Make no mistake about it: the Ontario Liberal Party is in bad shape as it enters 2019.
In the wake of June’s provincial election, in which the Liberals suffered their worst defeat in history, the party faces major challenges in fundraising, membership levels, policy development, staffing and, possibly most important, morale.
Indeed, despite a recent rise in the polls that has excited some Liberals, the reality is that 2019 will be the most critical year for the party between now and the 2022 election if it’s to have any hope of a significant revival.
There may be a path forward for the party, though, as it begins to consider exactly how to rebuild its finances, revise its policy positions and reform its internal structures.

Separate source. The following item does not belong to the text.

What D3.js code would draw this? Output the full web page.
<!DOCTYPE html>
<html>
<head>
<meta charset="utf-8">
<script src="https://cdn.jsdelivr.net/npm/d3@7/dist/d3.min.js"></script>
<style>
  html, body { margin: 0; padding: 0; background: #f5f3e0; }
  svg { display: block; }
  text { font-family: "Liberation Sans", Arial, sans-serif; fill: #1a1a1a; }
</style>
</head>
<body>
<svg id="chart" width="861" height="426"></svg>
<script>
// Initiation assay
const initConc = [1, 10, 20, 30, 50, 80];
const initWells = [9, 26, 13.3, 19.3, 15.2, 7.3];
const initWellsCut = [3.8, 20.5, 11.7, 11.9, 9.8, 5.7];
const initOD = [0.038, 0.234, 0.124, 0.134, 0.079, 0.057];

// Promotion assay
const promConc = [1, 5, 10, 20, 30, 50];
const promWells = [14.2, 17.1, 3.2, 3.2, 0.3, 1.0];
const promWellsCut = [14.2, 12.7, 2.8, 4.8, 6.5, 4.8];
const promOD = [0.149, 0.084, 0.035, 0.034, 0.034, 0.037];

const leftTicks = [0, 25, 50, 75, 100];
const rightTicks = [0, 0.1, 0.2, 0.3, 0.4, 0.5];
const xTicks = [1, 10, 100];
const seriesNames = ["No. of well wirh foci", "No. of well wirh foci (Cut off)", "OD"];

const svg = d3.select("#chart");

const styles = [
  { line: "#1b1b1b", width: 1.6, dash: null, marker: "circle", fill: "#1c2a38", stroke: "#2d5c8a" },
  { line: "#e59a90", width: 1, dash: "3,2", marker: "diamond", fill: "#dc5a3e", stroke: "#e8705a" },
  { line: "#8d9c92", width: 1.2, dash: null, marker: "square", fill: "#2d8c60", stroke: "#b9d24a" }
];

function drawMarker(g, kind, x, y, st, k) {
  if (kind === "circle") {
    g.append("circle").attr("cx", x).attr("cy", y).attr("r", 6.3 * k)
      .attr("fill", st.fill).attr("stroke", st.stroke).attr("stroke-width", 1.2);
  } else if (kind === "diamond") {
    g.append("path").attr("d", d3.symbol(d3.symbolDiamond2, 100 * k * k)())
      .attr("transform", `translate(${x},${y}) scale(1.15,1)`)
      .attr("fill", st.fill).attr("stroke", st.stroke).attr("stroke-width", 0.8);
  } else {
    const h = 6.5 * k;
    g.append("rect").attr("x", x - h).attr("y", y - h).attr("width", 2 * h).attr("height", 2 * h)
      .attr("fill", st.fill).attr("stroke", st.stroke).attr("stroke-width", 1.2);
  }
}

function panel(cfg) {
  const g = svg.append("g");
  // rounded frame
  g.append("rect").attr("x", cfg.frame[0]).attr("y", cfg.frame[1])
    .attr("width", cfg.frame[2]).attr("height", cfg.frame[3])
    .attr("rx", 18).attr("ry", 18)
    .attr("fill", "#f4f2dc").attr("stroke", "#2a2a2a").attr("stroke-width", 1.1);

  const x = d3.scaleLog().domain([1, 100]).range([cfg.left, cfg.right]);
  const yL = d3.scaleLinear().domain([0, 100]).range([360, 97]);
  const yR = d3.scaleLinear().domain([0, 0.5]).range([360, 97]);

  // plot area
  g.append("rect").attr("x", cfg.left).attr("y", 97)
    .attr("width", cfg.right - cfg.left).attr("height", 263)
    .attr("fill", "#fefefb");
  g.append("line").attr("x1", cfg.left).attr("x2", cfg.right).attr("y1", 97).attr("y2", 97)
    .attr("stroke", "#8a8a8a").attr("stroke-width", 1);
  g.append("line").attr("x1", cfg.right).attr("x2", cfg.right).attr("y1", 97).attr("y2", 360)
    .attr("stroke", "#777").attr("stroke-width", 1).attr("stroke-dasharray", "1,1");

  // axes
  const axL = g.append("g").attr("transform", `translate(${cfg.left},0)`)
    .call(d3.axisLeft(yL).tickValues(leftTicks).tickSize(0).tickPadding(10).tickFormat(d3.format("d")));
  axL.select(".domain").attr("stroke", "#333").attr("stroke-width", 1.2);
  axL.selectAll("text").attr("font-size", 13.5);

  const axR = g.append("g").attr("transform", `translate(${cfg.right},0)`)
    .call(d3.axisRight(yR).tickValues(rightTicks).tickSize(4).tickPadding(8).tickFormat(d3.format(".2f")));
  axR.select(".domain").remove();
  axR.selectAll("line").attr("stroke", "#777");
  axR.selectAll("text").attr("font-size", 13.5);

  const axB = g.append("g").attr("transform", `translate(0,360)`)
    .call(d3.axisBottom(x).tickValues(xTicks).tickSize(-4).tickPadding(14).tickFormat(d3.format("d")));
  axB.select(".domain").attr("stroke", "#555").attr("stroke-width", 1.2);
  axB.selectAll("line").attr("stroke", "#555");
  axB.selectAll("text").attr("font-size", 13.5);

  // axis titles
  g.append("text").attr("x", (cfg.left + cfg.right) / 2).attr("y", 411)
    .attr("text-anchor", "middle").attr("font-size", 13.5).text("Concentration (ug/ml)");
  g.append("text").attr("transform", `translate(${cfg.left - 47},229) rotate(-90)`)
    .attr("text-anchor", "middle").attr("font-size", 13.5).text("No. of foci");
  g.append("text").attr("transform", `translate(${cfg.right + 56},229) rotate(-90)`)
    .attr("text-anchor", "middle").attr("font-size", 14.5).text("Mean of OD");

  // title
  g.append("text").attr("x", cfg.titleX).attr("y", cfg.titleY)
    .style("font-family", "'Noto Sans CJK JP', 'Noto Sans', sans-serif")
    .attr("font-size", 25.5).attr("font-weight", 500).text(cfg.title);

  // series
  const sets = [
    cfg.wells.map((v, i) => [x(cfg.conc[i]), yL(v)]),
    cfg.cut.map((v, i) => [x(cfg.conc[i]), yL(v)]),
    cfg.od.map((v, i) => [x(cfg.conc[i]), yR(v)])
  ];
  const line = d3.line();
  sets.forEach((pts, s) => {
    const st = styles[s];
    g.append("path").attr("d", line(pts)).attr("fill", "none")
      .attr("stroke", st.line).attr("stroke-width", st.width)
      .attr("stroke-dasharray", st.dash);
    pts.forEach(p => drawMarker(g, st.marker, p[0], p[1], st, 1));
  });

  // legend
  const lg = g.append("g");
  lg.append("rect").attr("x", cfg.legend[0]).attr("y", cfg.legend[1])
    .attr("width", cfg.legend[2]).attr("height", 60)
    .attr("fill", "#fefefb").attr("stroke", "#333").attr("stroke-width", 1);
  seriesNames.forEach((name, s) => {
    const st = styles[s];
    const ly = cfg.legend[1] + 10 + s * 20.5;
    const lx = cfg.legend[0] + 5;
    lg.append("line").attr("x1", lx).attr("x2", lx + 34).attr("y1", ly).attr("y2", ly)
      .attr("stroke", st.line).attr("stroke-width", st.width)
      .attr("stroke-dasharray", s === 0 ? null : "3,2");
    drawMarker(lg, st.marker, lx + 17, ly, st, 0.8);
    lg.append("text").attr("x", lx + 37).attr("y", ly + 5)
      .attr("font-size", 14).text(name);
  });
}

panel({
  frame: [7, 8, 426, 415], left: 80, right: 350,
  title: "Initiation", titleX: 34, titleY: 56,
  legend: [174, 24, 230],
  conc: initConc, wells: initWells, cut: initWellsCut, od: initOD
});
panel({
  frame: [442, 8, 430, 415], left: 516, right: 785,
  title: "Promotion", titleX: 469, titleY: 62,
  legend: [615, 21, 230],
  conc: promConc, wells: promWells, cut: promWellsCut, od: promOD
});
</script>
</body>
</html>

The first step on this path must be taken by former premier Kathleen Wynne, who quit as party leader on election night.
While it may seem hugely unfair, the political reality is that for the good of her party, it’s time now for Wynne to resign her seat in the legislature.
The reason is simple: As long as Wynne remains a sitting MPP, it’s difficult for the party to start the reorganization needed for future success.
That’s not because Wynne’s a bad person, but because she’s such a powerful reminder of how things went so far off the rails for the Liberals.
Wynne doesn’t need to be in the legislature for the money. There’s many opportunities outside of elected politics that she could pursue.
Over the past several weeks, key Liberals ranging from senior party officials to fundraisers and grassroots organizers have talked privately about how the party can’t get too far until it can distance itself from Wynne.
“There’s still too much toxicity between voters and Kathleen for us to move ahead,” a leading Liberal fundraiser said.
For example, the party is $9 million to $10 million in debt. It raised some $150,000 in December. That’s better than in previous months, but still well behind where it needs to be.
“It’s time to suck it up and move on,” another senior Liberal said. “We could likely win a byelection in her riding, so there’s no reason why she should stay on.”
Wynne has given no sign she will step down soon. But these days, she doesn’t show up too often in the legislature.
So why is she sticking around?
It’s common for former premiers to resign as an MPP after they quit as party leader.
Former Liberal premier Dalton McGuinty held on to his Ottawa-area seat for only five months in 2013 after Wynne replaced him as leader. Conservative leader Ernie Eves retired as an MPP in 2005 after stepping down as leader in 2004 following the party’s 2003 defeat.
At the same time, members of the Liberal party executive committee are split on when to hold a leadership contest.
The argument for an early contest, starting this spring with voting in early September, is that a new leader needs plenty of time to start recruiting new candidates and mapping out themes for a policy platform.
The argument for delaying until the spring of 2020 is that Ontario Liberals can recapture support of voters who like the Trudeau Liberals by wholeheartedly working to help re-elect the federal party.
By doing so, they would associate themselves with the most important issues of the federal election, namely climate control and immigration.
Although there’s no official race yet, potential leadership candidates are already circling.
But everything – fundraising, policy planning, a new leader – hinges on Wynne.
It’s time she took the step.
Bob Hepburn is a columnist with Torstar Syndication Services.